**THE TASK:**
Transcribe the records that follow. Keep every word exactly, and drop the pictures.
....................
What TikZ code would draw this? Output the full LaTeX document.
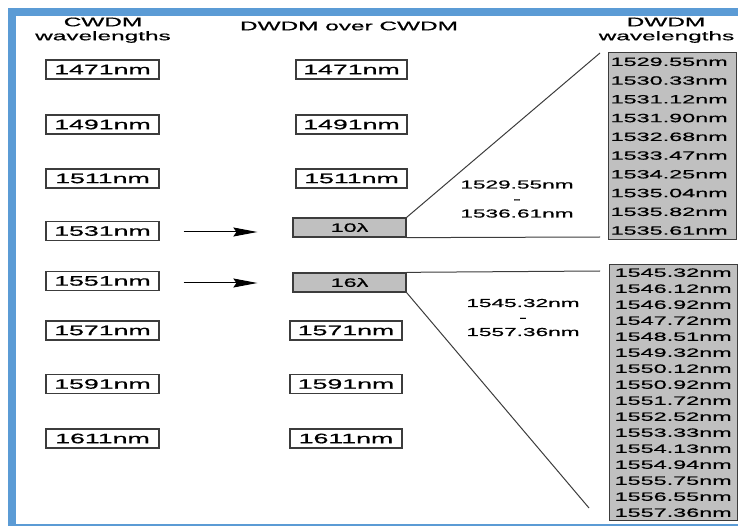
\documentclass[tikz,border=0pt]{standalone}
\usepackage{fontspec}
\setmainfont{Liberation Sans}
\newfontfamily\widesans[FakeStretch=1.95,FakeBold=0.7]{Liberation Sans}
\usetikzlibrary{arrows.meta}
\definecolor{frameblue}{RGB}{91,155,213}
\definecolor{boxgray}{RGB}{192,192,192}
\definecolor{edgegray}{RGB}{60,60,60}

\begin{document}
\begin{tikzpicture}[x=1pt,y=-1pt,
  hdr/.style={inner sep=0pt, font=\widesans\fontsize{12.5}{15}\selectfont},
  wlbox/.style={draw=edgegray, line width=1.3pt, fill=white, minimum width=#1, minimum height=19pt,
    inner sep=0pt, font=\widesans\fontsize{13.7}{14}\selectfont},
  wlbox/.default=113pt,
  bandbox/.style={draw=edgegray, line width=1.3pt, fill=boxgray, minimum width=113pt, minimum height=19pt,
    inner sep=0pt, font=\widesans\fontsize{12}{14}\selectfont},
  listbox/.style={draw=edgegray, line width=1.3pt, fill=boxgray, anchor=north west, align=left,
    inner ysep=0pt, inner xsep=#1, font=\widesans\fontsize{12}{18.75}\selectfont},
  rangelbl/.style={align=center, inner sep=0pt, font=\widesans\fontsize{11.6}{14.5}\selectfont},
  link/.style={draw=edgegray, line width=1pt},
  feed/.style={draw=black, line width=1pt, -{Stealth[length=24pt,width=9pt,inset=3pt]}}
]
\useasboundingbox (0,0) rectangle (738,526);
\clip (0,0) rectangle (738,526);

% outer frame
\draw[frameblue, line width=8pt] (12,12) rectangle (770,527.5);

% column headings
\node[hdr] (hc1) at (103,22) {CWDM};
\node[hdr] (hc2) at (103,37) {wavelengths};
\node[hdr] (hm) at (349,26) {DWDM over CWDM};
\node[hdr] (hd1) at (666,22) {DWDM};
\node[hdr] (hd2) at (666.5,37) {wavelengths};

% CWDM channels
\node[wlbox] (c1) at (102.5,69.5) {1471nm};
\node[wlbox] (c2) at (102.5,124.5) {1491nm};
\node[wlbox] (c3) at (102.5,178.5) {1511nm};
\node[wlbox] (c4) at (102.5,231) {1531nm};
\node[wlbox] (c5) at (102.5,281) {1551nm};
\node[wlbox] (c6) at (102.5,330.5) {1571nm};
\node[wlbox] (c7) at (102.5,384) {1591nm};
\node[wlbox] (c8) at (102.5,438.5) {1611nm};

% DWDM over CWDM
\node[wlbox=111pt] (m1) at (351.5,69.5) {1471nm};
\node[wlbox=111pt] (m2) at (351.5,124.5) {1491nm};
\node[wlbox=111pt] (m3) at (351.5,178.5) {1511nm};
\node[bandbox] (m4) at (349.5,227.5) {10λ};
\node[bandbox] (m5) at (349.5,282.5) {16λ};
\node[wlbox=112pt] (m6) at (346,330.5) {1571nm};
\node[wlbox=112pt] (m7) at (346,384) {1591nm};
\node[wlbox=112pt] (m8) at (346,438.5) {1611nm};

% feeds into the DWDM bands
\draw[feed] ([xshift=24pt]c4.east |- 0,232) -- ([xshift=-35pt]m4.west |- 0,232);
\draw[feed] ([xshift=24pt]c5.east |- 0,283) -- ([xshift=-35pt]m5.west |- 0,283);

% DWDM channel lists
\node[listbox=2pt, text width=124pt, minimum height=187pt] (d1) at (608,52)
  {1529.55nm\\1530.33nm\\1531.12nm\\1531.90nm\\1532.68nm\\1533.47nm\\1534.25nm\\1535.04nm\\1535.82nm\\1535.61nm};
\node[listbox=5pt, text width=118pt, minimum height=256pt, font=\widesans\fontsize{12}{16}\selectfont] (d2) at (609,264)
  {1545.32nm\\1546.12nm\\1546.92nm\\1547.72nm\\1548.51nm\\1549.32nm\\1550.12nm\\1550.92nm\\1551.72nm\\1552.52nm\\1553.33nm\\1554.13nm\\1554.94nm\\1555.75nm\\1556.55nm\\1557.36nm};

% fan-out lines
\coordinate (t1) at (600,53);
\coordinate (t2) at (600,237);
\coordinate (t3) at (600,271);
\coordinate (t4) at (589,508);
\draw[link] (m4.north east) -- (t1);
\draw[link] (m4.south east) -- (t2);
\draw[link] (m5.north east) -- (t3);
\draw[link] (m5.south east) -- (t4);

% band ranges
\node[rangelbl] (r1) at (517,199) {1529.55nm\\-\\1536.61nm};
\node[rangelbl] (r2) at (523,317.5) {1545.32nm\\-\\1557.36nm};
\end{tikzpicture}
\end{document}
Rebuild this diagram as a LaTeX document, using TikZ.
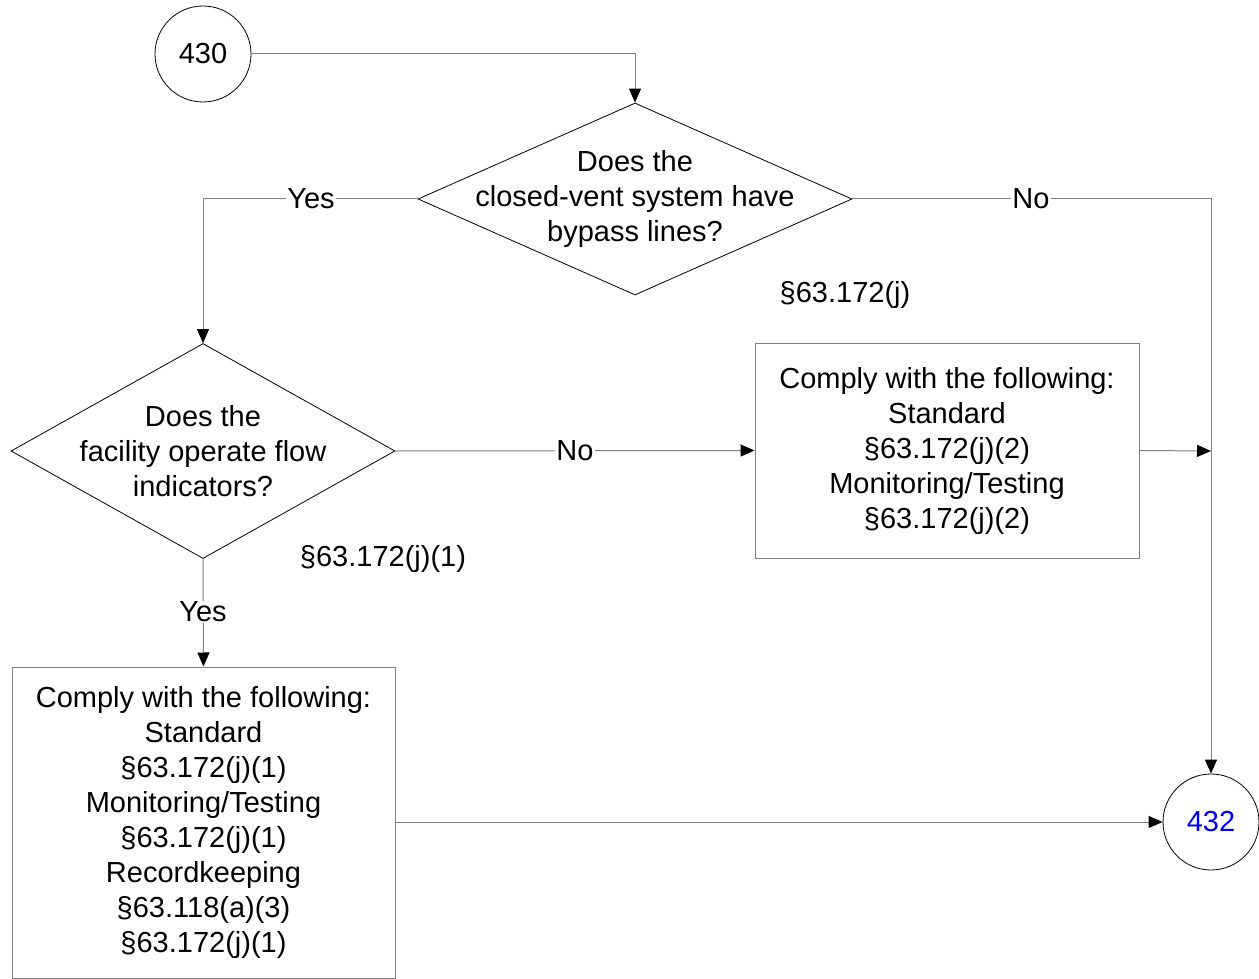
\documentclass[tikz,border=0pt]{standalone}
\usepackage{fontspec}
\setmainfont{Liberation Sans}
\usetikzlibrary{arrows.meta,shapes.geometric}
\definecolor{lgray}{RGB}{128,128,128}
\definecolor{nblue}{RGB}{0,0,255}
\tikzset{
  conn/.style={draw=lgray,line width=1pt},
  arr/.style={conn,-{Triangle[length=14pt,width=12pt,color=black]}},
  term/.style={circle,draw=black,line width=0.8pt,minimum size=96pt,inner sep=0pt,font=\fontsize{29}{35}\selectfont},
  dec/.style={diamond,draw=black,line width=0.8pt,inner sep=0pt,align=center,font=\fontsize{29}{35}\selectfont},
  dect/.style={align=center,inner sep=0pt,font=\fontsize{29}{35}\selectfont},
  proc/.style={rectangle,draw=lgray,line width=1pt,inner sep=0pt,align=center,font=\fontsize{29}{35}\selectfont},
  lbl/.style={fill=white,inner sep=1pt,font=\fontsize{29}{35}\selectfont},
  ref/.style={inner sep=0pt,font=\fontsize{29}{35}\selectfont}
}
\begin{document}
\begin{tikzpicture}[x=1pt,y=-1pt]
\useasboundingbox (0,0) rectangle (1259,979);
\node[term] (n430) at (203,54) {430};
\node[term,text=nblue] (n432) at (1211,822) {432};
\node[dec,minimum width=434pt,minimum height=192pt] (d1) at (635,199) {};
\node[dect] (d1t) at (635,199) {Does the\\closed-vent system have\\bypass lines?};
\node[dec,minimum width=384pt,minimum height=215pt] (d2) at (203,451) {};
\node[dect] (d2t) at (203,451) {Does the\\facility operate flow\\indicators?};
\node[proc,minimum width=384pt,minimum height=215pt] (b2) at (947,450.5) {Comply with the following:\\Standard\\§63.172(j)(2)\\Monitoring/Testing\\§63.172(j)(2)};
\node[proc,minimum width=383pt,minimum height=311pt] (b1) at (203.5,822.5) {Comply with the following:\\Standard\\§63.172(j)(1)\\Monitoring/Testing\\§63.172(j)(1)\\Recordkeeping\\§63.118(a)(3)\\§63.172(j)(1)};
\node[ref] (r1) at (845,295) {§63.172(j)};
\node[ref] (r2) at (383,559) {§63.172(j)(1)};
\coordinate (c1) at (635,54);
\coordinate (c2) at (203,199);
\coordinate (c3) at (1211,199);
\coordinate (c4) at (1211,451);
\draw[arr] (n430.east) -- (c1) -- (d1.north);
\draw[arr] (d1.west) -- (c2) -- (d2.north);
\node[lbl] at (311,199) {Yes};
\draw[arr] (d1.east) -- (c3) -- (n432.north);
\node[lbl] at (1031,199) {No};
\draw[arr] (d2.east) -- (b2.west);
\node[lbl] at (575,451) {No};
\draw[arr] (d2.south) -- (b1.north);
\node[lbl] at (203,612) {Yes};
\draw[arr] (b2.east) -- (c4);
\draw[arr] (b1.east |- n432.west) -- (n432.west);
\end{tikzpicture}
\end{document}
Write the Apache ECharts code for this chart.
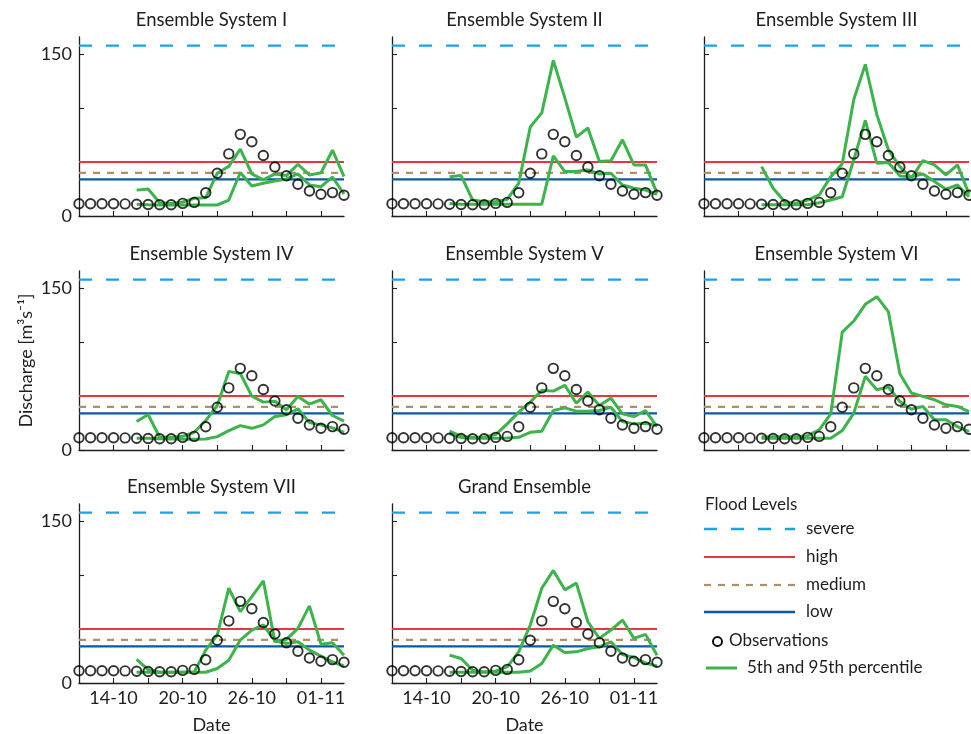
....................
**SOLUTION TO THIS PROBLEM:**
What TikZ code would draw this? Output the full LaTeX document.
\documentclass[tikz,border=0pt]{standalone}
\usepackage{fontspec}
\setmainfont{Liberation Sans}
\newfontfamily\widesans[FakeStretch=1.95,FakeBold=0.7]{Liberation Sans}
\usetikzlibrary{arrows.meta}
\definecolor{frameblue}{RGB}{91,155,213}
\definecolor{boxgray}{RGB}{192,192,192}
\definecolor{edgegray}{RGB}{60,60,60}

\begin{document}
\begin{tikzpicture}[x=1pt,y=-1pt,
  hdr/.style={inner sep=0pt, font=\widesans\fontsize{12.5}{15}\selectfont},
  wlbox/.style={draw=edgegray, line width=1.3pt, fill=white, minimum width=#1, minimum height=19pt,
    inner sep=0pt, font=\widesans\fontsize{13.7}{14}\selectfont},
  wlbox/.default=113pt,
  bandbox/.style={draw=edgegray, line width=1.3pt, fill=boxgray, minimum width=113pt, minimum height=19pt,
    inner sep=0pt, font=\widesans\fontsize{12}{14}\selectfont},
  listbox/.style={draw=edgegray, line width=1.3pt, fill=boxgray, anchor=north west, align=left,
    inner ysep=0pt, inner xsep=#1, font=\widesans\fontsize{12}{18.75}\selectfont},
  rangelbl/.style={align=center, inner sep=0pt, font=\widesans\fontsize{11.6}{14.5}\selectfont},
  link/.style={draw=edgegray, line width=1pt},
  feed/.style={draw=black, line width=1pt, -{Stealth[length=24pt,width=9pt,inset=3pt]}}
]
\useasboundingbox (0,0) rectangle (738,526);
\clip (0,0) rectangle (738,526);

% outer frame
\draw[frameblue, line width=8pt] (12,12) rectangle (770,527.5);

% column headings
\node[hdr] (hc1) at (103,22) {CWDM};
\node[hdr] (hc2) at (103,37) {wavelengths};
\node[hdr] (hm) at (349,26) {DWDM over CWDM};
\node[hdr] (hd1) at (666,22) {DWDM};
\node[hdr] (hd2) at (666.5,37) {wavelengths};

% CWDM channels
\node[wlbox] (c1) at (102.5,69.5) {1471nm};
\node[wlbox] (c2) at (102.5,124.5) {1491nm};
\node[wlbox] (c3) at (102.5,178.5) {1511nm};
\node[wlbox] (c4) at (102.5,231) {1531nm};
\node[wlbox] (c5) at (102.5,281) {1551nm};
\node[wlbox] (c6) at (102.5,330.5) {1571nm};
\node[wlbox] (c7) at (102.5,384) {1591nm};
\node[wlbox] (c8) at (102.5,438.5) {1611nm};

% DWDM over CWDM
\node[wlbox=111pt] (m1) at (351.5,69.5) {1471nm};
\node[wlbox=111pt] (m2) at (351.5,124.5) {1491nm};
\node[wlbox=111pt] (m3) at (351.5,178.5) {1511nm};
\node[bandbox] (m4) at (349.5,227.5) {10λ};
\node[bandbox] (m5) at (349.5,282.5) {16λ};
\node[wlbox=112pt] (m6) at (346,330.5) {1571nm};
\node[wlbox=112pt] (m7) at (346,384) {1591nm};
\node[wlbox=112pt] (m8) at (346,438.5) {1611nm};

% feeds into the DWDM bands
\draw[feed] ([xshift=24pt]c4.east |- 0,232) -- ([xshift=-35pt]m4.west |- 0,232);
\draw[feed] ([xshift=24pt]c5.east |- 0,283) -- ([xshift=-35pt]m5.west |- 0,283);

% DWDM channel lists
\node[listbox=2pt, text width=124pt, minimum height=187pt] (d1) at (608,52)
  {1529.55nm\\1530.33nm\\1531.12nm\\1531.90nm\\1532.68nm\\1533.47nm\\1534.25nm\\1535.04nm\\1535.82nm\\1535.61nm};
\node[listbox=5pt, text width=118pt, minimum height=256pt, font=\widesans\fontsize{12}{16}\selectfont] (d2) at (609,264)
  {1545.32nm\\1546.12nm\\1546.92nm\\1547.72nm\\1548.51nm\\1549.32nm\\1550.12nm\\1550.92nm\\1551.72nm\\1552.52nm\\1553.33nm\\1554.13nm\\1554.94nm\\1555.75nm\\1556.55nm\\1557.36nm};

% fan-out lines
\coordinate (t1) at (600,53);
\coordinate (t2) at (600,237);
\coordinate (t3) at (600,271);
\coordinate (t4) at (589,508);
\draw[link] (m4.north east) -- (t1);
\draw[link] (m4.south east) -- (t2);
\draw[link] (m5.north east) -- (t3);
\draw[link] (m5.south east) -- (t4);

% band ranges
\node[rangelbl] (r1) at (517,199) {1529.55nm\\-\\1536.61nm};
\node[rangelbl] (r2) at (523,317.5) {1545.32nm\\-\\1557.36nm};
\end{tikzpicture}
\end{document}
Rebuild this diagram as a LaTeX document, using TikZ.
\documentclass[tikz,border=0pt]{standalone}
\usepackage{fontspec}
\setmainfont{Liberation Sans}
\usetikzlibrary{arrows.meta,shapes.geometric}
\definecolor{lgray}{RGB}{128,128,128}
\definecolor{nblue}{RGB}{0,0,255}
\tikzset{
  conn/.style={draw=lgray,line width=1pt},
  arr/.style={conn,-{Triangle[length=14pt,width=12pt,color=black]}},
  term/.style={circle,draw=black,line width=0.8pt,minimum size=96pt,inner sep=0pt,font=\fontsize{29}{35}\selectfont},
  dec/.style={diamond,draw=black,line width=0.8pt,inner sep=0pt,align=center,font=\fontsize{29}{35}\selectfont},
  dect/.style={align=center,inner sep=0pt,font=\fontsize{29}{35}\selectfont},
  proc/.style={rectangle,draw=lgray,line width=1pt,inner sep=0pt,align=center,font=\fontsize{29}{35}\selectfont},
  lbl/.style={fill=white,inner sep=1pt,font=\fontsize{29}{35}\selectfont},
  ref/.style={inner sep=0pt,font=\fontsize{29}{35}\selectfont}
}
\begin{document}
\begin{tikzpicture}[x=1pt,y=-1pt]
\useasboundingbox (0,0) rectangle (1259,979);
\node[term] (n430) at (203,54) {430};
\node[term,text=nblue] (n432) at (1211,822) {432};
\node[dec,minimum width=434pt,minimum height=192pt] (d1) at (635,199) {};
\node[dect] (d1t) at (635,199) {Does the\\closed-vent system have\\bypass lines?};
\node[dec,minimum width=384pt,minimum height=215pt] (d2) at (203,451) {};
\node[dect] (d2t) at (203,451) {Does the\\facility operate flow\\indicators?};
\node[proc,minimum width=384pt,minimum height=215pt] (b2) at (947,450.5) {Comply with the following:\\Standard\\§63.172(j)(2)\\Monitoring/Testing\\§63.172(j)(2)};
\node[proc,minimum width=383pt,minimum height=311pt] (b1) at (203.5,822.5) {Comply with the following:\\Standard\\§63.172(j)(1)\\Monitoring/Testing\\§63.172(j)(1)\\Recordkeeping\\§63.118(a)(3)\\§63.172(j)(1)};
\node[ref] (r1) at (845,295) {§63.172(j)};
\node[ref] (r2) at (383,559) {§63.172(j)(1)};
\coordinate (c1) at (635,54);
\coordinate (c2) at (203,199);
\coordinate (c3) at (1211,199);
\coordinate (c4) at (1211,451);
\draw[arr] (n430.east) -- (c1) -- (d1.north);
\draw[arr] (d1.west) -- (c2) -- (d2.north);
\node[lbl] at (311,199) {Yes};
\draw[arr] (d1.east) -- (c3) -- (n432.north);
\node[lbl] at (1031,199) {No};
\draw[arr] (d2.east) -- (b2.west);
\node[lbl] at (575,451) {No};
\draw[arr] (d2.south) -- (b1.north);
\node[lbl] at (203,612) {Yes};
\draw[arr] (b2.east) -- (c4);
\draw[arr] (b1.east |- n432.west) -- (n432.west);
\end{tikzpicture}
\end{document}
Write the Apache ECharts code for this chart.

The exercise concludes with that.